Reason Magazine asked students at the University of Southern California to define “hate speech.” 

Among the students surveyed, Reason found plenty of wannabee dictators eager to offer their definitions of hate speech and ready to make it a crime.

The lines students drew between what was or was not hate speech were arbitrary. The statement “Muslims shouldn’t be allowed into the U.S.” was labeled as hate speech by some students. While statements such as “men are scum” and “all white people are racist” were not labeled as hate speech.

And it is not just college students who no longer believe in 1stAmendment protections of speech. According to the Cato Institute 2017 Free Speech and Tolerance Survey, 40 percent of Americans think the government should prevent hate speech.

In the Cato survey, 82 percent of respondents agreed that it is hard to ban hate speech because we can’t define it. Yet apparently, many Americans do not cherish the right of speech. 

There is no way to sugarcoat these findings: Growing numbers of Americans no longer believe in the Founders vision that the function of government is to protect citizen’s pre-existing and unalienable rights. 
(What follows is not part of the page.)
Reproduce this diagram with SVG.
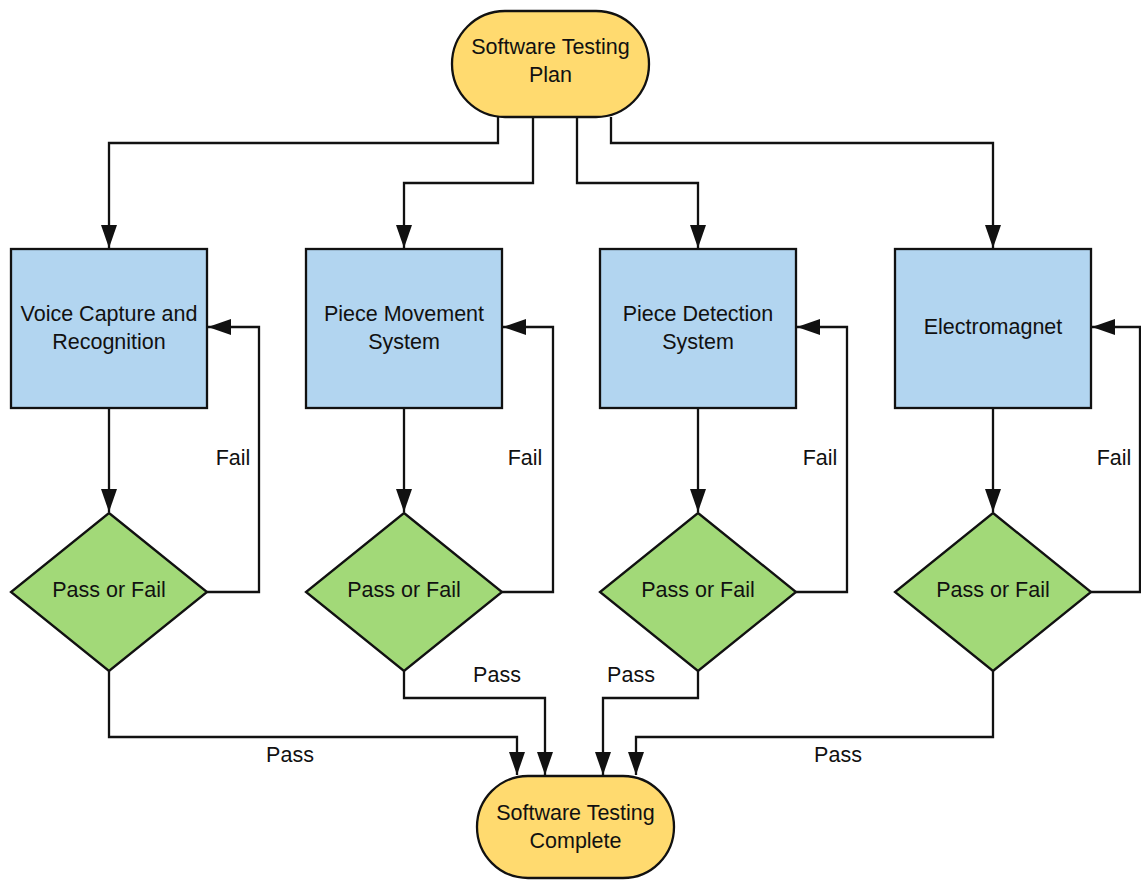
<svg xmlns="http://www.w3.org/2000/svg" width="1141" height="880" viewBox="0 0 1141 880">
  <style>
    .term { fill: #ffda6f; stroke: #111; stroke-width: 2.3; }
    .proc { fill: #b2d5f0; stroke: #111; stroke-width: 2.3; }
    .dec  { fill: #a2d978; stroke: #111; stroke-width: 2.3; }
    .wire { fill: none; stroke: #111; stroke-width: 2.3; marker-end: url(#arrow); }
    text  { font-family: "Liberation Sans", Arial, sans-serif; font-size: 21.5px; fill: #111; text-anchor: middle; }
  </style>
  <defs>
    <marker id="arrow" markerUnits="userSpaceOnUse" markerWidth="23" markerHeight="16" refX="23" refY="8" orient="auto">
      <path d="M0,0 L23,8 L0,16 z" fill="#111"/>
    </marker>
  </defs>

  <!-- connectors -->
  <g id="connectors">
    <!-- plan to each subsystem -->
    <path class="wire" d="M498,117 V143 H109 V248"/>
    <path class="wire" d="M533,117 V183 H404 V248"/>
    <path class="wire" d="M577,117 V183 H698 V248"/>
    <path class="wire" d="M611,117 V143 H993 V248"/>
    <!-- subsystem to decision -->
    <path class="wire" d="M109,408 V512"/>
    <path class="wire" d="M404,408 V512"/>
    <path class="wire" d="M698,408 V512"/>
    <path class="wire" d="M993,408 V512"/>
    <!-- fail loops -->
    <path class="wire" d="M207,592 H259 V327 H208"/>
    <path class="wire" d="M502,592 H553 V327 H503"/>
    <path class="wire" d="M796,592 H847 V327 H797"/>
    <path class="wire" d="M1091,592 H1140 V327 H1092"/>
    <!-- pass paths to completion -->
    <path class="wire" d="M109,671 V737 H517 V775"/>
    <path class="wire" d="M404,671 V698 H545 V775"/>
    <path class="wire" d="M698,671 V698 H603 V775"/>
    <path class="wire" d="M993,671 V737 H636 V775"/>
    <!-- labels -->
    <text x="233" y="465">Fail</text>
    <text x="525" y="465">Fail</text>
    <text x="820" y="465">Fail</text>
    <text x="1114" y="465">Fail</text>
    <text x="497" y="682">Pass</text>
    <text x="631" y="682">Pass</text>
    <text x="290" y="762">Pass</text>
    <text x="838" y="762">Pass</text>
  </g>

  <g id="plan">
    <rect class="term" x="452" y="11" width="197" height="106" rx="53"/>
    <text x="550.5" y="54">Software Testing</text>
    <text x="550.5" y="82">Plan</text>
  </g>

  <g id="voice">
    <rect class="proc" x="11" y="249" width="196" height="159"/>
    <text x="109" y="321">Voice Capture and</text>
    <text x="109" y="349">Recognition</text>
  </g>
  <g id="movement">
    <rect class="proc" x="306" y="249" width="196" height="159"/>
    <text x="404" y="321">Piece Movement</text>
    <text x="404" y="349">System</text>
  </g>
  <g id="detection">
    <rect class="proc" x="600" y="249" width="196" height="159"/>
    <text x="698" y="321">Piece Detection</text>
    <text x="698" y="349">System</text>
  </g>
  <g id="electromagnet">
    <rect class="proc" x="895" y="249" width="196" height="159"/>
    <text x="993" y="334">Electromagnet</text>
  </g>

  <g id="check-voice">
    <path class="dec" d="M109,513 L207,592 L109,671 L11,592 z"/>
    <text x="109" y="597">Pass or Fail</text>
  </g>
  <g id="check-movement">
    <path class="dec" d="M404,513 L502,592 L404,671 L306,592 z"/>
    <text x="404" y="597">Pass or Fail</text>
  </g>
  <g id="check-detection">
    <path class="dec" d="M698,513 L796,592 L698,671 L600,592 z"/>
    <text x="698" y="597">Pass or Fail</text>
  </g>
  <g id="check-electromagnet">
    <path class="dec" d="M993,513 L1091,592 L993,671 L895,592 z"/>
    <text x="993" y="597">Pass or Fail</text>
  </g>

  <g id="complete">
    <rect class="term" x="477" y="776" width="197" height="102" rx="51"/>
    <text x="575.5" y="820">Software Testing</text>
    <text x="575.5" y="848">Complete</text>
  </g>
</svg>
Government only has the limited powers explicitly granted by the U.S. Constitution. The vast residual of unenumerated powers is reserved to the people as pre-existing and unalienable rights.

How to Secure Rights

When the first amendments to the Constitution—the Bill of Rights—were being debated, Madison and other Founders were rightfully concerned that protecting enumerated rights would later be interpreted to mean the only rights people had would be those rights named in the Constitution.

Every Founder was a fundamentalist on the right of freedom of speech—the only debate was how to best protect this and other rights.

In Federalist Paper No. 84, Alexander Hamilton argued that a bill of rights could be “dangerous:”

“They [enumerated rights] would contain various exceptions to powers not granted; and, on this very account, would afford a colorable pretext to claim more than were granted. For why declare that things shall not be done which there is no power to do? Why, for instance, should it be said that the liberty of the press shall not be restrained, when no power is given by which restrictions may be imposed.”

In a speech before Congress Madison, bridging divides, acknowledged the fears of those who were opposed to enumerating rights:

“It has been objected also against a bill of rights, that, by enumerating particular exceptions to the grant of power, it would disparage those rights which were not placed in that enumeration; and it might follow by implication, that those rights which were not singled out, were intended to be assigned into the hands of the General Government, and were consequently insecure.”

Madison’s brilliant solution to those fears was the 9thAmendment to the Constitution: “The enumeration in the Constitution, of certain rights, shall not be construed to deny or disparage others retained by the people.”

Unfortunately for America, the clear meaning of the 9thhas been largely ignored by the Supreme Court. Consequently, government has expanded regulations into areas that the Founders never intended.

Today, the American public is willing to ignore the meaning of the 1st Amendment which clearly states, “Congress shall make no law respecting an establishment of religion, or prohibiting the free exercise thereof; or abridging the freedom of speech, or of the press.…”

America’s Founders would have been appalled at the idea that speech was subject to government limitations.

Consider for a moment the Chinese Constitution which seemingly guarantees “freedom of speech.” However, all freedoms granted are meaningless, as rights are taken away by Article 51 of the Chinese Constitution: “The exercise by citizens of the People’s Republic of China of their freedoms and rights may not infringe upon the interests of the state, of society and of the collective, or upon the lawful freedoms and rights of other citizens.”

Have we reached the point that many Americans are akin in their political philosophy to the relatively totalitarian Chinese government? 

When some Americans argue that hate speech infringes on the rights of others, are they not using the same logic set out in Article 51 of the Chinese Constitution?

Democracy Does Not Protect Rights

In Federalist Paper No. 10 Madison explains that democracy offers no protection against the passion of a faction opposed to liberty: “When a majority is included in a faction, the form of popular government…enables it to sacrifice to its ruling passion…both the public good and the rights of other citizens.”

One cure for the tyranny of factions who attempt to usurp unalienable rights was, of course, strict limits on the power of government.

A government that protects unalienable rights is rooted in the hearts and minds of its citizens. Today, not knowing the principles of liberty, almost 40 percent of Americans believe the right of free speech should be regulated by government. At the same time, according to the Cato survey, “71% of Americans believe that political correctness has done more to silence important discussions our society needs to have.”

When the people no longer believe in strict limits on the powers of government, can our loss of liberty be far behind?  If free speech is to survive, we the people must believe in it.